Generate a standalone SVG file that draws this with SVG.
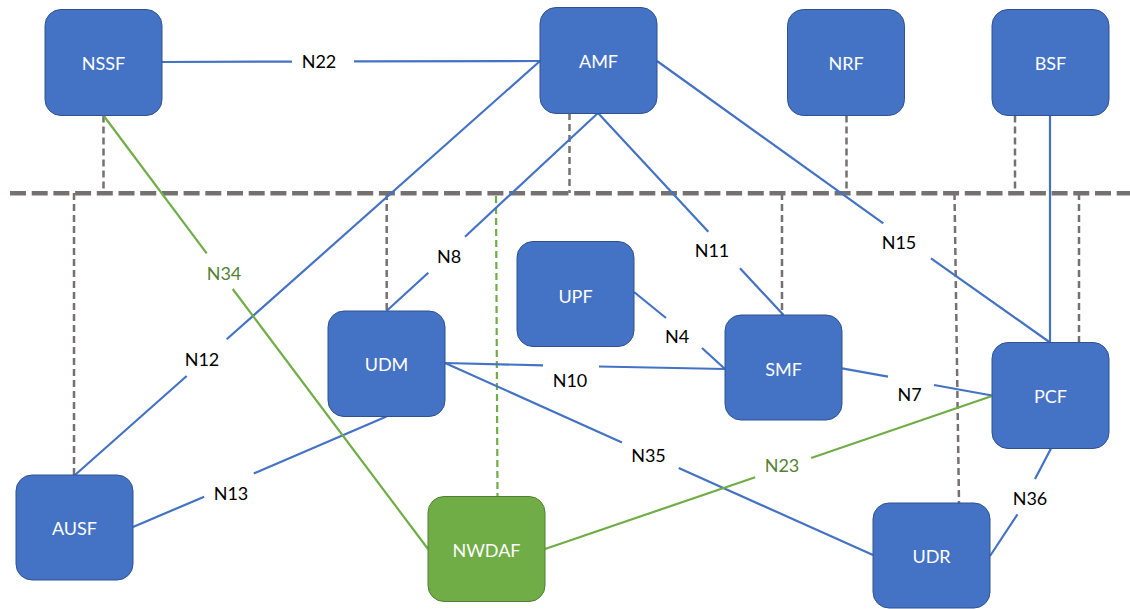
<svg xmlns="http://www.w3.org/2000/svg" width="1130" height="609" viewBox="0 0 1130 609">
<style>
.node rect{fill:#4472C4;stroke:#2F528F;stroke-width:1}
.node.green rect{fill:#70AD47;stroke:#507E32}
.node text{fill:#FFFFFF;font-family:Lato,"Noto Sans","Liberation Sans",sans-serif;font-size:18px;text-anchor:middle;dominant-baseline:central}
.lbl{fill:#000000;font-family:Lato,"Noto Sans","Liberation Sans",sans-serif;font-size:18px;text-anchor:middle;dominant-baseline:central}
.lbl.g{fill:#548235}
.ln{fill:none;stroke:#4472C4;stroke-width:2.2}
.gl{fill:none;stroke:#70AD47;stroke-width:2.2}
.gd{fill:none;stroke:#70AD47;stroke-width:2.2;stroke-dasharray:7 4}
.dd{fill:none;stroke:#767171;stroke-width:2.5;stroke-dasharray:7 4}
.bus{fill:none;stroke:#767171;stroke-width:4.5;stroke-dasharray:16 5.7}
</style>
<rect width="1130" height="609" fill="#FFFFFF"/>
<g id="connectors">
  <path class="bus" d="M10 193.3 H1130"/>
  <!-- dashed drops -->
  <path class="dd" d="M103.5 115.5 V193"/>
  <path class="dd" d="M569.5 113 V193"/>
  <path class="dd" d="M846.5 115.5 V193"/>
  <path class="dd" d="M1015 115.5 V193"/>
  <path class="dd" d="M74 193 V475"/>
  <path class="dd" d="M386.7 193 V311"/>
  <path class="dd" d="M782 193 V315"/>
  <path class="dd" d="M954.5 193 L959 503"/>
  <path class="dd" d="M1079 193 V342.5"/>
  <path class="gd" d="M496 196 L497.5 496.5"/>
  <!-- solid links -->
  <path class="ln" d="M162 62 L292 61.6 M354 61.4 L540 61"/>
  <path class="ln" d="M540 61 L226.7 339.3 M186.7 376 L75 475"/>
  <path class="ln" d="M598 113 L465 236.7 M428.3 272.7 L386.5 311"/>
  <path class="ln" d="M598 113 L708.3 231.7 M740 268.3 L783.5 315"/>
  <path class="ln" d="M657 61 L883.3 223.4 M931 258.3 L1050 342.5"/>
  <path class="ln" d="M1050 115.5 V342.5"/>
  <path class="ln" d="M634 292 L666 318 M702 348 L725 369"/>
  <path class="ln" d="M445 363 L543 365.3 M599 366.5 L725 369"/>
  <path class="ln" d="M842 368.3 L888 376.7 M934 385 L992 395.5"/>
  <path class="ln" d="M386.5 416.5 L253.8 473.5 M204.2 496.7 L133 527"/>
  <path class="ln" d="M445 363 L622 442.4 M678.7 468 L873 555"/>
  <path class="ln" d="M1051 448.5 L1035 479 M1017.5 514.3 L990 556"/>
  <path class="gl" d="M103.5 115.5 L206.7 253.3 M232.7 289 L428 549"/>
  <path class="gl" d="M545 549 L755.2 477.2 M811.2 458 L992 396"/>
</g>
<g id="labels">
  <text class="lbl" x="319" y="61">N22</text>
  <text class="lbl g" x="224" y="273">N34</text>
  <text class="lbl" x="202" y="359">N12</text>
  <text class="lbl" x="449" y="256">N8</text>
  <text class="lbl" x="712" y="250">N11</text>
  <text class="lbl" x="677" y="336">N4</text>
  <text class="lbl" x="570" y="380">N10</text>
  <text class="lbl" x="899" y="242">N15</text>
  <text class="lbl" x="909.5" y="394">N7</text>
  <text class="lbl" x="231" y="493">N13</text>
  <text class="lbl" x="648.5" y="455">N35</text>
  <text class="lbl g" x="782" y="464.5">N23</text>
  <text class="lbl" x="1030" y="497.5">N36</text>
</g>
<g id="NSSF" class="node"><rect x="45" y="9.5" width="117" height="106" rx="16"/><text x="103.5" y="63">NSSF</text></g>
<g id="AMF" class="node"><rect x="540" y="7.5" width="117" height="106" rx="16"/><text x="598.5" y="61">AMF</text></g>
<g id="NRF" class="node"><rect x="787.5" y="9.5" width="117" height="106" rx="16"/><text x="846" y="63">NRF</text></g>
<g id="BSF" class="node"><rect x="992" y="9.5" width="117" height="106" rx="16"/><text x="1050.5" y="63">BSF</text></g>
<g id="UPF" class="node"><rect x="517" y="241.5" width="117" height="105" rx="16"/><text x="575.5" y="296">UPF</text></g>
<g id="UDM" class="node"><rect x="328" y="311" width="117" height="105.5" rx="16"/><text x="386.5" y="364">UDM</text></g>
<g id="SMF" class="node"><rect x="725" y="315" width="117" height="105" rx="16"/><text x="783.5" y="369">SMF</text></g>
<g id="PCF" class="node"><rect x="992" y="342.5" width="117" height="106" rx="16"/><text x="1050.5" y="396">PCF</text></g>
<g id="AUSF" class="node"><rect x="16" y="475" width="117" height="105" rx="16"/><text x="74.5" y="528">AUSF</text></g>
<g id="NWDAF" class="node green"><rect x="428" y="496.5" width="117" height="105" rx="16"/><text x="486.5" y="550">NWDAF</text></g>
<g id="UDR" class="node"><rect x="873" y="503" width="117" height="105" rx="16"/><text x="931.5" y="556">UDR</text></g>
</svg>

__Challenge__:
Omit each picture, then return all of the listing exactly as it stands.

__Solution to this task__:
Generate a standalone SVG file that draws this with SVG.
<svg xmlns="http://www.w3.org/2000/svg" width="1130" height="609" viewBox="0 0 1130 609">
<style>
.node rect{fill:#4472C4;stroke:#2F528F;stroke-width:1}
.node.green rect{fill:#70AD47;stroke:#507E32}
.node text{fill:#FFFFFF;font-family:Lato,"Noto Sans","Liberation Sans",sans-serif;font-size:18px;text-anchor:middle;dominant-baseline:central}
.lbl{fill:#000000;font-family:Lato,"Noto Sans","Liberation Sans",sans-serif;font-size:18px;text-anchor:middle;dominant-baseline:central}
.lbl.g{fill:#548235}
.ln{fill:none;stroke:#4472C4;stroke-width:2.2}
.gl{fill:none;stroke:#70AD47;stroke-width:2.2}
.gd{fill:none;stroke:#70AD47;stroke-width:2.2;stroke-dasharray:7 4}
.dd{fill:none;stroke:#767171;stroke-width:2.5;stroke-dasharray:7 4}
.bus{fill:none;stroke:#767171;stroke-width:4.5;stroke-dasharray:16 5.7}
</style>
<rect width="1130" height="609" fill="#FFFFFF"/>
<g id="connectors">
  <path class="bus" d="M10 193.3 H1130"/>
  <!-- dashed drops -->
  <path class="dd" d="M103.5 115.5 V193"/>
  <path class="dd" d="M569.5 113 V193"/>
  <path class="dd" d="M846.5 115.5 V193"/>
  <path class="dd" d="M1015 115.5 V193"/>
  <path class="dd" d="M74 193 V475"/>
  <path class="dd" d="M386.7 193 V311"/>
  <path class="dd" d="M782 193 V315"/>
  <path class="dd" d="M954.5 193 L959 503"/>
  <path class="dd" d="M1079 193 V342.5"/>
  <path class="gd" d="M496 196 L497.5 496.5"/>
  <!-- solid links -->
  <path class="ln" d="M162 62 L292 61.6 M354 61.4 L540 61"/>
  <path class="ln" d="M540 61 L226.7 339.3 M186.7 376 L75 475"/>
  <path class="ln" d="M598 113 L465 236.7 M428.3 272.7 L386.5 311"/>
  <path class="ln" d="M598 113 L708.3 231.7 M740 268.3 L783.5 315"/>
  <path class="ln" d="M657 61 L883.3 223.4 M931 258.3 L1050 342.5"/>
  <path class="ln" d="M1050 115.5 V342.5"/>
  <path class="ln" d="M634 292 L666 318 M702 348 L725 369"/>
  <path class="ln" d="M445 363 L543 365.3 M599 366.5 L725 369"/>
  <path class="ln" d="M842 368.3 L888 376.7 M934 385 L992 395.5"/>
  <path class="ln" d="M386.5 416.5 L253.8 473.5 M204.2 496.7 L133 527"/>
  <path class="ln" d="M445 363 L622 442.4 M678.7 468 L873 555"/>
  <path class="ln" d="M1051 448.5 L1035 479 M1017.5 514.3 L990 556"/>
  <path class="gl" d="M103.5 115.5 L206.7 253.3 M232.7 289 L428 549"/>
  <path class="gl" d="M545 549 L755.2 477.2 M811.2 458 L992 396"/>
</g>
<g id="labels">
  <text class="lbl" x="319" y="61">N22</text>
  <text class="lbl g" x="224" y="273">N34</text>
  <text class="lbl" x="202" y="359">N12</text>
  <text class="lbl" x="449" y="256">N8</text>
  <text class="lbl" x="712" y="250">N11</text>
  <text class="lbl" x="677" y="336">N4</text>
  <text class="lbl" x="570" y="380">N10</text>
  <text class="lbl" x="899" y="242">N15</text>
  <text class="lbl" x="909.5" y="394">N7</text>
  <text class="lbl" x="231" y="493">N13</text>
  <text class="lbl" x="648.5" y="455">N35</text>
  <text class="lbl g" x="782" y="464.5">N23</text>
  <text class="lbl" x="1030" y="497.5">N36</text>
</g>
<g id="NSSF" class="node"><rect x="45" y="9.5" width="117" height="106" rx="16"/><text x="103.5" y="63">NSSF</text></g>
<g id="AMF" class="node"><rect x="540" y="7.5" width="117" height="106" rx="16"/><text x="598.5" y="61">AMF</text></g>
<g id="NRF" class="node"><rect x="787.5" y="9.5" width="117" height="106" rx="16"/><text x="846" y="63">NRF</text></g>
<g id="BSF" class="node"><rect x="992" y="9.5" width="117" height="106" rx="16"/><text x="1050.5" y="63">BSF</text></g>
<g id="UPF" class="node"><rect x="517" y="241.5" width="117" height="105" rx="16"/><text x="575.5" y="296">UPF</text></g>
<g id="UDM" class="node"><rect x="328" y="311" width="117" height="105.5" rx="16"/><text x="386.5" y="364">UDM</text></g>
<g id="SMF" class="node"><rect x="725" y="315" width="117" height="105" rx="16"/><text x="783.5" y="369">SMF</text></g>
<g id="PCF" class="node"><rect x="992" y="342.5" width="117" height="106" rx="16"/><text x="1050.5" y="396">PCF</text></g>
<g id="AUSF" class="node"><rect x="16" y="475" width="117" height="105" rx="16"/><text x="74.5" y="528">AUSF</text></g>
<g id="NWDAF" class="node green"><rect x="428" y="496.5" width="117" height="105" rx="16"/><text x="486.5" y="550">NWDAF</text></g>
<g id="UDR" class="node"><rect x="873" y="503" width="117" height="105" rx="16"/><text x="931.5" y="556">UDR</text></g>
</svg>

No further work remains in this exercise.